6/27/09 : “Here are a few more pics from the Utah DER, maybe you could post a few on the blog you created? I also made a comment on our work there and my next project at Camp Gurnsey. Thanks for posting this stuff up!” Read the details from Paul’s email by clicking the link below his photos….
“You learn to appreciate the few flowering plants when your surrounded by a sea of brown vegetation and desert pavement! Our research was looking at the effects of sheep and cattle grazing on species diversity in the Great Basin desert ecosystem. The DER is composed of 20 fenced paddocks 1 mile long by 1/2 mile wide.
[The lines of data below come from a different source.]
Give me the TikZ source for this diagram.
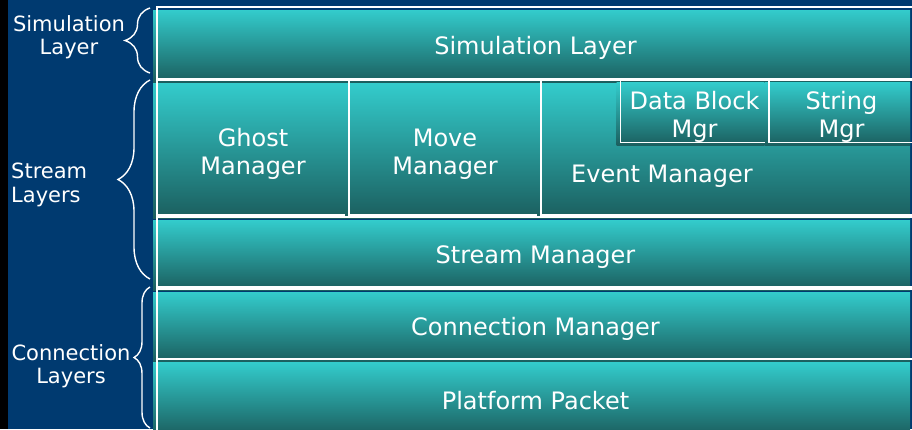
\documentclass[tikz,border=0pt]{standalone}
\usepackage{fontspec}
\setmainfont{DejaVu Sans}
\usepackage{xcolor}
\usetikzlibrary{decorations.pathreplacing}

\definecolor{bgblue}{HTML}{003A70}
\definecolor{tealtop}{HTML}{33CCCC}
\definecolor{tealmid}{HTML}{2EB8B8}
\definecolor{tealbot}{HTML}{1B5E5E}

\begin{document}
\begin{tikzpicture}[
  x=1pt, y=-1pt,
  layer/.style={rectangle, draw=white, line width=1.4pt, inner sep=0pt,
                align=center, text=white, text height=28pt,
                font=\fontsize{24}{28}\selectfont,
                preaction={transform canvas={shift={(-4pt,-3pt)}},
                           top color=tealtop, middle color=tealmid,
                           bottom color=tealbot, draw=none}},
  twoline/.style={layer, text height=58pt},
  side/.style={text=white, inner sep=0pt,
               font=\fontsize{21}{23.5}\selectfont},
  brace/.style={draw=white, line width=1.4pt,
                decorate, decoration={brace, amplitude=#1}}
]
\useasboundingbox (0,0) rectangle (912,429);
\clip (0,0) rectangle (912,429);
\fill[bgblue] (0,0) rectangle (912,429);
\fill[black] (0,0) rectangle (8,429);

% --- Layers ---
\node[layer, minimum width=757pt, minimum height=72pt] (sim) at (535.5,43) {Simulation Layer};
\node[twoline, minimum width=192pt, minimum height=135pt] (ghost) at (253,147.5) {Ghost\\Manager};
\node[twoline, minimum width=192pt, minimum height=135pt] (move) at (445,147.5) {Move\\Manager};
\node[layer, minimum width=373pt, minimum height=135pt] (event) at (727.5,147.5) {};
\node[text=white, inner sep=0pt, font=\fontsize{24}{28}\selectfont] (eventlbl) at (662,176) {Event Manager};
\node[twoline, minimum width=148pt, minimum height=62pt] (dblock) at (694.5,111) {Data Block\\Mgr};
\node[twoline, minimum width=145pt, minimum height=62pt] (string) at (841.5,111) {String\\Mgr};
\node[layer, minimum width=757pt, minimum height=70pt] (stream) at (535.5,252) {Stream Manager};
\node[layer, minimum width=757pt, minimum height=70pt] (conn) at (535.5,324) {Connection Manager};
\node[layer, minimum width=757pt, minimum height=74pt] (packet) at (535.5,396) {Platform Packet};

% --- Braces and side labels ---
\coordinate (simtop) at (150,8);
\coordinate (simbot) at (150,73);
\coordinate (strtop) at (150,80);
\coordinate (strbot) at (150,279);
\coordinate (contop) at (150,287);
\coordinate (conbot) at (150,428);
\draw[brace=25pt] (simbot) -- (simtop);
\draw[brace=32pt] (strbot) -- (strtop);
\draw[brace=16pt] (conbot) -- (contop);

\node[side, align=center] (simlbl) at (69,37) {Simulation\\Layer};
\node[side, align=left, anchor=west] (strlbl) at (11,185) {Stream\\Layers};
\node[side, align=center] (conlbl) at (71,366) {Connection\\Layers};
\end{tikzpicture}
\end{document}
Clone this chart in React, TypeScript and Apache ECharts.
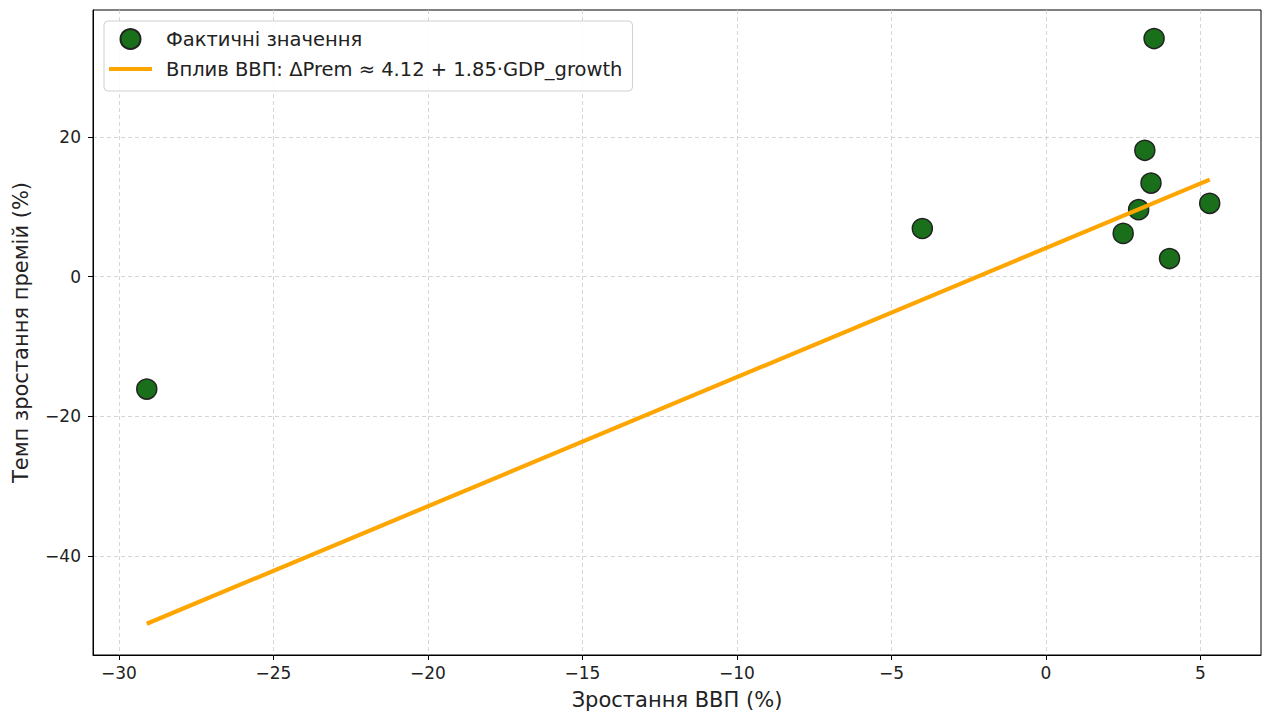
import React, { useEffect, useRef } from "react";
import * as echarts from "echarts";

const gdpGrowth = [-29.1, -4.0, 2.5, 3.0, 3.2, 3.4, 3.5, 4.0, 5.3];
const premGrowth = [-16.1, 6.9, 6.2, 9.6, 18.1, 13.4, 34.1, 2.6, 10.5];
const fitX = [-29.1, 5.3];
const fitY = [-49.7, 13.9];
const xTicks = [-30, -25, -20, -15, -10, -5, 0, 5];
const yTicks = [-40, -20, 0, 20];
const scatterName = "Фактичні значення";
const lineName = "Вплив ВВП: ΔPrem ≈ 4.12 + 1.85·GDP_growth";
const xTitle = "Зростання ВВП (%)";
const yTitle = "Темп зростання премій (%)";

const FONT = "DejaVu Sans";
const fmt = (v: number) => String(v).replace("-", "\u2212");

export default function App() {
  const ref = useRef<HTMLDivElement>(null);
  useEffect(() => {
    if (!ref.current) return;
    const chart = echarts.init(ref.current, undefined, { renderer: "svg" });
    const gridLine = { show: true, lineStyle: { color: "#cccccc", type: [4, 3], width: 0.8 } };
    chart.setOption({
      animation: false,
      backgroundColor: "#ffffff",
      textStyle: { fontFamily: FONT },
      grid: {
        left: 93, right: 6, top: 10, bottom: 60,
        show: true, borderColor: "#000", borderWidth: 1, backgroundColor: "transparent",
      },
      legend: {
        orient: "vertical",
        left: 104,
        top: 21,
        padding: [7, 10, 12, 5],
        itemGap: 9,
        itemWidth: 43,
        itemHeight: 20,
        backgroundColor: "rgba(255,255,255,0.85)",
        borderColor: "#d0d0d0",
        borderWidth: 1,
        borderRadius: 4,
        textStyle: { fontFamily: FONT, fontSize: 19.5, color: "#222", padding: [0, 0, 0, 9] },
        data: [
          { name: scatterName, icon: "circle" },
          { name: lineName, icon: "path://M0,0 L43,0 L43,4.2 L0,4.2 Z", itemStyle: { color: "#FFA500" } },
        ],
      },
      xAxis: {
        type: "value",
        min: -30.84,
        max: 6.96,
        name: xTitle,
        nameLocation: "middle",
        nameGap: 34,
        nameTextStyle: { fontFamily: FONT, fontSize: 21, color: "#222" },
        axisLine: { show: true, onZero: false, lineStyle: { color: "#000", width: 1 } },
        axisTick: { show: true, length: 5, customValues: xTicks, lineStyle: { color: "#000" } },
        axisLabel: { customValues: xTicks, formatter: fmt, fontFamily: FONT, fontSize: 17, color: "#222", margin: 9 },
        splitLine: gridLine,
      },
      yAxis: {
        type: "value",
        min: -54.18,
        max: 38.19,
        name: yTitle,
        nameLocation: "middle",
        nameGap: 62,
        nameTextStyle: { fontFamily: FONT, fontSize: 21, color: "#222" },
        axisLine: { show: true, onZero: false, lineStyle: { color: "#000", width: 1 } },
        axisTick: { show: true, length: 5, customValues: yTicks, lineStyle: { color: "#000" } },
        axisLabel: { customValues: yTicks, formatter: fmt, fontFamily: FONT, fontSize: 17, color: "#222", margin: 12 },
        splitLine: gridLine,
      },
      series: [
        {
          name: scatterName,
          type: "scatter",
          symbol: "circle",
          symbolSize: 20,
          z: 2,
          itemStyle: { color: "#1a701a", opacity: 1, borderColor: "#222", borderWidth: 1.5 },
          data: gdpGrowth.map((x, i) => [x, premGrowth[i]]),
        },
        {
          name: lineName,
          type: "line",
          symbol: "none",
          z: 3,
          lineStyle: { color: "#FFA500", width: 4.2 },
          itemStyle: { color: "#FFA500" },
          data: fitX.map((x, i) => [x, fitY[i]]),
        },
      ],
    });
    return () => chart.dispose();
  }, []);
  return <div ref={ref} style={{ width: 1267, height: 715, position: "absolute", left: 0, top: 0 }} />;
}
In each paddock we quantified the vegetation in 54 -1 meter sq. quadrats. Quadrats were randomly located along transects we traversed up, then down, the paddock. This equated to about 6 miles of cross country walking per day. That is a lot of walking on sandy, rocky, gravelly terrain and the first 10 days (we worked straight through about 8-10 hours a day) was a little rough on the feet and back. By day 11, I was feeling pretty well conditioned, but that turned out to be the last day of our work!! The DER was fenced back in the 1930’s and each paddock has two small fenced exclosures inside that are un-grazed. Often, the fenced enclosures look markedly different than the grazed areas outside. Large mounds of cryptobiotic soil crust survive, as well as a diversity of species not found outside the exclosures. With an average of about 6″ of precipitation per year, it is a tough place to manage grazing, and this year has been exceedingly dry there, so no grazing is planned for the summer. In the next valley over, grazing is poorly mangaged and 100’s of square miles are practically devoid of vegetation today. Several different grazing regimes have been implemented to determine which are most suitable for the sustained forage production, without destroying the fragile desert ecosystem.
I have since returned and attended a wetlands delineation class in Boise, Idaho last week. My next assignment is a wetlands delineation over the whole of the 75,000 acre, Camp Guernsey Army National Guard Training Site. For all intensive purposes, the Army avoids training in or around these sensitive areas which make up a tiny fraction of the land area in this arid region. The real threat to wetland integrity at Camp Guernsey is from grazing cattle that manage to get through protective fences that were damaged by recent flash flood events. Cattle gravitate to wetlands like flys to carrion and there trampling in the saturated soils really mucks things up! Fortunately, these wetlands will recover rather quickly, owing to the abundance of moisture and unique requirements of wetland vegetation, that precludes exotic weed species from becoming established.”